Out of the Shadows: Royal Porthcawl Golf Club

Out of the Shadows: Royal Porthcawl Golf Club

For the first time in history, Wales plays host to a major golf championship, and it’s the women’s tour blazing the trail. The iconic Royal Porthcawl Golf Club, long admired by purists for its rugged coastal layout and championship pedigree - chosen as the venue for The AIG Women’s Open. 

In a nation that has produced world-class players and held prestigious golf events in the past, this moment marks a long-overdue elevation onto golf’s biggest stage.
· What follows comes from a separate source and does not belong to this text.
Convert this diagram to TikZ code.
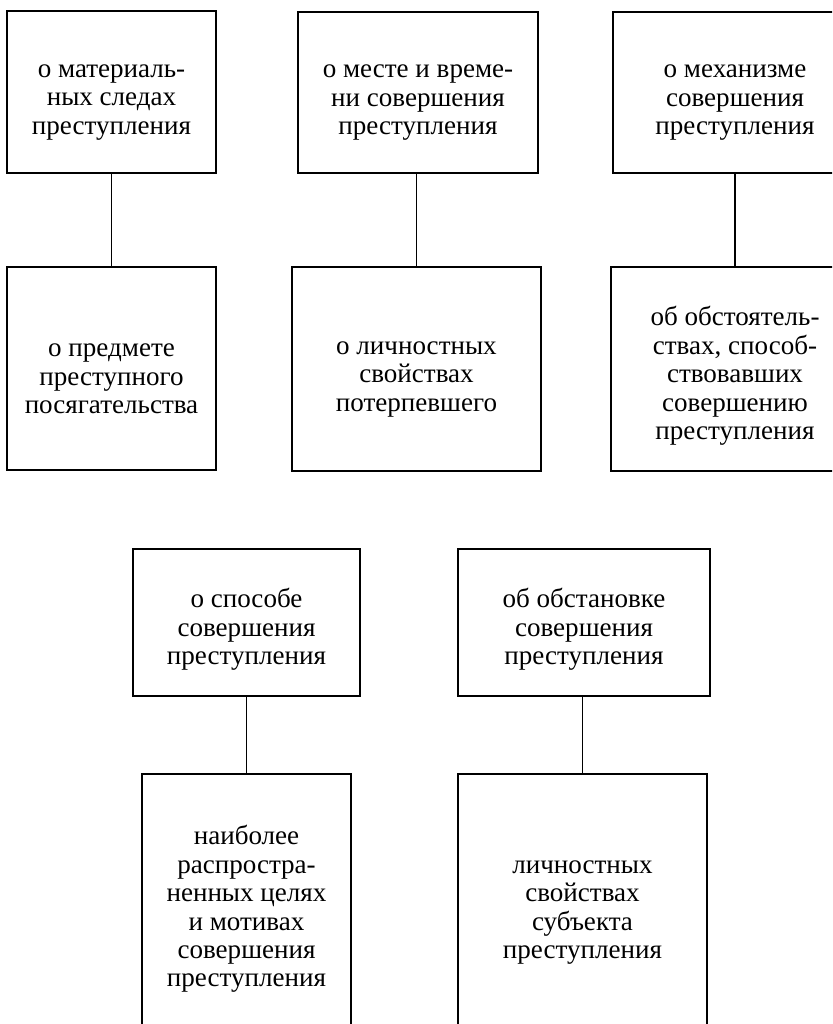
\documentclass[tikz,border=0pt]{standalone}
\usepackage{fontspec}
\setmainfont{Liberation Serif}
\usetikzlibrary{positioning}
\newcommand{\boxlift}{\rule{0pt}{19pt}}

\begin{document}
\begin{tikzpicture}[x=0.02cm,y=-0.02cm,
  box/.style={draw=black,line width=0.9pt,align=center,inner sep=0pt,
    font=\fontsize{15.4}{16.2}\selectfont},
  link/.style={draw=black,line width=0.6pt}]
\useasboundingbox (0,0) rectangle (832,1024);
\clip (0,0) rectangle (832,1024);
% top row
\node[box,minimum width=4.18cm,minimum height=3.24cm] (mat) at (111.5,92) {\boxlift о материаль-\\ных следах\\преступления};
\node[box,minimum width=4.18cm,minimum height=4.06cm] (pred) at (111.5,368.5) {\boxlift о предмете\\преступного\\посягательства};
\node[box,minimum width=4.8cm,minimum height=3.22cm] (mesto) at (418,92.5) {\boxlift о месте и време-\\ни совершения\\преступления};
\node[box,minimum width=4.98cm,minimum height=4.08cm] (lich) at (416.5,369) {\boxlift о личностных\\свойствах\\потерпевшего};
\node[box,minimum width=4.88cm,minimum height=3.22cm] (meh) at (735,92.5) {\boxlift о механизме\\совершения\\преступления};
\node[box,minimum width=4.96cm,minimum height=4.08cm] (obst) at (735,369) {\boxlift об обстоятель-\\ствах, способ-\\ствовавших\\совершению\\преступления};
% bottom row
\node[box,minimum width=4.54cm,minimum height=2.94cm] (sposob) at (246.5,622.5) {\boxlift о способе\\совершения\\преступления};
\node[box,minimum width=4.18cm,minimum height=5.12cm] (celi) at (246.5,902) {\boxlift наиболее\\распростра-\\ненных целях\\и мотивах\\совершения\\преступления};
\node[box,minimum width=5.04cm,minimum height=2.94cm] (obstan) at (584,622.5) {\boxlift об обстановке\\совершения\\преступления};
\node[box,minimum width=4.98cm,minimum height=5.12cm] (subj) at (582.5,902) {\boxlift личностных\\свойствах\\субъекта\\преступления};
% connectors
\draw[link] (mat.south) -- (pred.north);
\draw[link] (lich.north) -- (lich.north |- mesto.south);
\draw[link] (meh.south) -- (obst.north);
\draw[link] (sposob.south) -- (celi.north);
\draw[link] (subj.north) -- (subj.north |- obstan.south);
\end{tikzpicture}
\end{document}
For Wales, long overlooked despite a wealth of championship courses, the arrival of the Open was both overdue and richly deserved. Royal Porthcawl Golf Club, perched on the South Wales coast between Cardiff and Swansea, offered the perfect stage. Granted its royal charter in 1909 by Edward VII, the club sits above the Bristol Channel, a setting of sweeping vistas where the Gower Peninsula and Mumbles headland reveal themselves on clear days.

The course itself is a masterpiece of variety. The opening holes run dramatically along the coastline, where players drive towards the ocean and battle the prevailing winds, waves crashing beyond greens framed by hues of turquoise and white. As the round turns inland, the landscape shifts, revealing elevation changes unusual for links golf but adding a fresh dimension to its test.

At over 7,000 yards, Porthcawl is no pushover, but length alone is not the key. Accuracy, placement and guile are paramount this week. Wayward shots are swallowed by gnarly gorse or punished by pot bunkers as unforgiving as any in Britain and accuracy into greens are going to be the key to unlocking this course.